THE TRAVEL TRENDS SHAPING 2026 by Yves de Contades
Every January, the travel industry publishes its predictions with the solemn confidence of a sommelier announcing a vintage. Bold claims are made. Infographics proliferate. Someone always discovers “slow travel” as though it were a radical new philosophy rather than what the rest of us have been doing since we missed a connecting flight in Zurich and decided to make the best of it.
But 2026 is genuinely interesting. Something has shifted in the way people of discernment are choosing to move through the world, and for once, the trends are worth a second glass.
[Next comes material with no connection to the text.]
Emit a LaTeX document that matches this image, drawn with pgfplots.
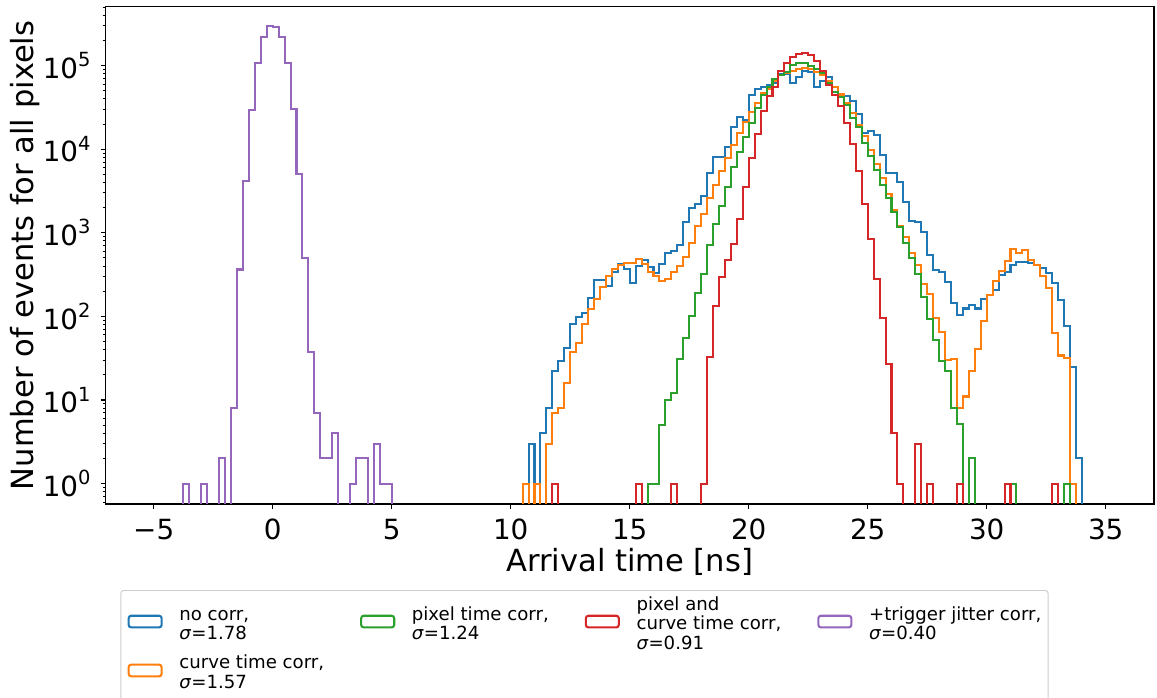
\documentclass[border=0pt]{standalone}
\usepackage{pgfplots}
\pgfplotsset{compat=1.18}
\usepackage{fontspec}
\setmainfont{DejaVu Sans}
\definecolor{tabblue}{HTML}{1F77B4}
\definecolor{taborange}{HTML}{FF7F0E}
\definecolor{tabgreen}{HTML}{2CA02C}
\definecolor{tabred}{HTML}{D62728}
\definecolor{tabpurple}{HTML}{9467BD}
\newcommand{\pw}[1]{\raisebox{0.42em}{\fontsize{14.6}{15}\selectfont #1}}
\begin{document}
\begin{tikzpicture}
\useasboundingbox (-79.05pt,-145.5pt) rectangle (788.7pt,378pt);
\begin{axis}[
  scale only axis, width=786.45pt, height=372.98pt,
  ymode=log, xmin=-7.03, xmax=37.03, ymin=0.57, ymax=5.05e5,
  axis line style={line width=0.83pt},
  tick style={black, line width=0.83pt},
  minor tick style={black, line width=0.63pt},
  major tick length=3.65pt, minor tick length=2.1pt,
  tick align=outside, xtick pos=left, ytick pos=left,
  xtick={-5,0,5,10,15,20,25,30,35},
  xticklabels={−5,0,5,10,15,20,25,30,35},
  ytick={1,10,100,1000,10000,100000},
  yticklabels={10\pw{0},10\pw{1},10\pw{2},10\pw{3},10\pw{4},10\pw{5}},
  minor ytick={0.6,0.7,0.8,0.9,2,3,4,5,6,7,8,9,20,30,40,50,60,70,80,90,200,300,400,500,600,700,800,900,2000,3000,4000,5000,6000,7000,8000,9000,20000,30000,40000,50000,60000,70000,80000,90000,200000,300000,400000,500000},
  xticklabel style={font=\fontsize{20.85}{25}\selectfont, inner sep=0pt, anchor=north, yshift=-7.3pt},
  yticklabel style={font=\fontsize{20.85}{25}\selectfont, inner sep=0pt, anchor=east, xshift=-7.3pt},
  every axis x label/.style={at={(axis description cs:0.5,-0.1367)}, anchor=base, font=\fontsize{22.9}{27}\selectfont},
  every axis y label/.style={at={(axis description cs:-0.0767,0.5)}, rotate=90, anchor=center, font=\fontsize{22.9}{27}\selectfont},
  xlabel={Arrival time [ns]},
  ylabel={Number of events for all pixels},
  legend columns=4,
  legend cell align=left,
  legend image code/.code={\draw[#1] (0pt,-1.2pt) rectangle (24.8pt,7.6pt);},
  legend style={at={(0.4569,-0.173)}, anchor=north, draw=black!20, line width=0.7pt, rounded corners=2pt,
    font=\fontsize{13.6}{14.6}\selectfont, inner xsep=5pt, inner ysep=4.5pt,
    nodes={inner sep=0pt, text depth={}},
    /tikz/every odd column/.append style={column sep=12.5pt},
    /tikz/every even column/.append style={column sep=27pt}},
]
\addplot[tabblue, line width=1.56pt, const plot, forget plot] coordinates {
(10.75,0.01)(10.75,3)(11,1)(11.25,4)(11.5,8)(11.75,22)(12,29)(12.25,42)(12.5,82)(12.75,97)(13,109)(13.25,164)(13.5,272)(13.75,272)(14,230)(14.25,342)(14.5,423)(14.75,365)(15,248)(15.25,400)(15.5,472)(15.75,393)(16,327)(16.25,419)(16.5,567)(16.75,611)(17,713)(17.25,1355)(17.5,1958)(17.75,2185)(18,2750)(18.25,5230)(18.5,8000)(18.75,8000)(19,10500)(19.25,18200)(19.5,24400)(19.75,22000)(20,44000)(20.25,53000)(20.5,55000)(20.75,58000)(21,61000)(21.25,80000)(21.5,80000)(21.75,61000)(22,72000)(22.25,85000)(22.5,84000)(22.75,56000)(23,66000)(23.25,72000)(23.5,55000)(23.75,44000)(24,43000)(24.25,38000)(24.5,26000)(24.75,15400)(25,16600)(25.25,14700)(25.5,8500)(25.75,5220)(26,5130)(26.25,4080)(26.5,2350)(26.75,1390)(27,1360)(27.25,1030)(27.5,541)(27.75,358)(28,342)(28.25,259)(28.5,143)(28.75,104)(29,124)(29.25,136)(29.5,124)(29.75,160)(30,180)(30.25,206)(30.5,312)(30.75,342)(31,411)(31.25,450)(31.5,450)(31.75,430)(32,411)(32.25,375)(32.5,327)(32.75,248)(33,157)(33.25,77)(33.5,24.5)(33.75,2)(34,0.01)
};
\addplot[taborange, line width=1.56pt, const plot, forget plot] coordinates {
(10.5,0.01)(10.5,1)(10.75,0.01)(11,1)(11.25,0.01)(11.5,3)(11.75,7)(12,8)(12.25,16)(12.5,37)(12.75,48)(13,82)(13.25,121)(13.5,161)(13.75,226)(14,304)(14.25,365)(14.5,411)(14.75,438)(15,438)(15.25,480)(15.5,423)(15.75,342)(16,304)(16.25,267)(16.5,280)(16.75,340)(17,400)(17.25,516)(17.5,760)(17.75,1200)(18,1675)(18.25,2580)(18.5,3720)(18.75,5520)(19,7760)(19.25,11200)(19.5,15400)(19.75,21300)(20,28000)(20.25,35900)(20.5,46400)(20.75,51800)(21,65900)(21.25,76900)(21.5,80600)(21.75,86700)(22,90000)(22.25,92500)(22.5,90000)(22.75,84300)(23,76000)(23.25,66000)(23.5,56000)(23.75,45000)(24,36000)(24.25,27000)(24.5,19400)(24.75,14400)(25,9750)(25.25,6640)(25.5,4470)(25.75,2900)(26,1870)(26.25,1200)(26.5,895)(26.75,577)(27,411)(27.25,243)(27.5,185)(27.75,95)(28,65)(28.25,30)(28.5,31)(28.75,8)(29,11)(29.25,22)(29.5,41)(29.75,89)(30,180)(30.25,267)(30.5,351)(30.75,462)(31,632)(31.25,577)(31.5,621)(31.75,471)(32,411)(32.25,303)(32.5,216)(32.75,63)(33,34)(33.25,32)(33.5,1)(33.75,0.01)
};
\addplot[tabgreen, line width=1.56pt, const plot, forget plot] coordinates {
(15.75,0.01)(15.75,1)(16,1)(16.25,5)(16.5,10)(16.75,12)(17,31)(17.25,55)(17.5,101)(17.75,188)(18,321)(18.25,713)(18.5,1270)(18.75,2100)(19,3560)(19.25,6170)(19.5,9310)(19.75,14100)(20,20700)(20.25,30700)(20.5,44400)(20.75,54800)(21,68400)(21.25,76900)(21.5,84300)(21.75,101000)(22,108000)(22.25,106000)(22.5,98600)(22.75,90000)(23,80600)(23.25,61200)(23.5,48600)(23.75,42400)(24,33700)(24.25,23400)(24.5,18200)(24.75,11700)(25,8260)(25.25,5620)(25.5,3720)(25.75,2580)(26,1790)(26.25,1180)(26.5,760)(26.75,493)(27,321)(27.25,169)(27.5,94)(27.75,52)(28,29)(28.25,22)(28.5,8)(28.75,5.2)(29,0.01)(29.25,2)(29.5,0.01)(31,1)(31.25,0.01)(33.25,1)(33.5,0.01)
};
\addplot[tabred, line width=1.56pt, const plot, forget plot] coordinates {
(11.75,0.01)(11.75,1)(12,0.01)(15.25,1)(15.5,0.01)(16.75,1)(17,0.01)(18,1)(18.25,33)(18.5,133)(18.75,292)(19,472)(19.25,733)(19.5,1445)(19.75,3500)(20,7760)(20.25,15200)(20.5,28800)(20.75,43200)(21,55800)(21.25,86800)(21.5,106000)(21.75,125000)(22,137000)(22.25,142000)(22.5,133000)(22.75,114000)(23,86800)(23.25,58500)(23.5,44400)(23.75,32700)(24,20700)(24.25,11500)(24.5,5500)(24.75,2200)(25,840)(25.25,283)(25.5,96)(25.75,27)(26,4)(26.25,1)(26.5,0.01)(27,3)(27.25,0.01)(27.5,1)(27.75,0.01)(28.75,1)(29,0.01)(30.75,1)(31,0.01)(32.75,1)(33,0.01)
};
\addplot[tabpurple, line width=1.56pt, const plot, forget plot] coordinates {
(-3.75,0.01)(-3.75,1)(-3.5,0.01)(-3,1)(-2.75,0.01)(-2.25,2)(-2,0.01)(-1.75,8)(-1.5,363)(-1.25,4130)(-1,29200)(-0.75,106000)(-0.5,218000)(-0.25,295000)(0,290000)(0.25,218000)(0.5,106000)(0.75,29800)(1,5070)(1.25,495)(1.5,37)(1.75,7)(2,2)(2.25,2)(2.5,4)(2.75,0.01)(3.25,1)(3.5,2)(3.75,2)(4,0.01)(4.25,3)(4.5,1)(5,0.01)
};
\addlegendimage{tabblue, line width=1.56pt}
\addlegendentry{\begin{tabular}{@{}l@{}}no corr,\\\textit{σ}=1.78\end{tabular}}
\addlegendimage{tabgreen, line width=1.56pt}
\addlegendentry{\begin{tabular}{@{}l@{}}pixel time corr,\\\textit{σ}=1.24\end{tabular}}
\addlegendimage{tabred, line width=1.56pt}
\addlegendentry{\begin{tabular}{@{}l@{}}pixel and\\curve time corr,\\\textit{σ}=0.91\end{tabular}}
\addlegendimage{tabpurple, line width=1.56pt}
\addlegendentry{\begin{tabular}{@{}l@{}}+trigger jitter corr,\\\textit{σ}=0.40\end{tabular}}
\addlegendimage{taborange, line width=1.56pt}
\addlegendentry{\begin{tabular}{@{}l@{}}curve time corr,\\\textit{σ}=1.57\end{tabular}}
\end{axis}
\end{tikzpicture}
\end{document}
Le Grand Retour: Europe’s Secondary Cities
For years, the cognoscenti have been telling each other that Venice is finished, that Paris is exhausting, that Barcelona has eaten itself alive with tourism. Quelle surprise, then, to find that the traveller with real taste has quietly relocated the goalposts. The conversation is no longer about avoiding the obvious; it is about rediscovering the overlooked.

Bologna has become the new Florence. Not because Florence is ruined (it isn’t, if you know where to go), but because Bologna rewards properly: better food, fewer queues, the same terracotta light on stone that makes you feel like you are living inside a Caravaggio.
Lyon is having a similar moment. Trieste, that melancholy Habsburg ghost town on the Adriatic, has been quietly reinventing itself as the thinking traveller’s retreat. It has Aperol-hour light, James Joyce associations, and a decent number of hotels that haven’t yet discovered the word “boutique.”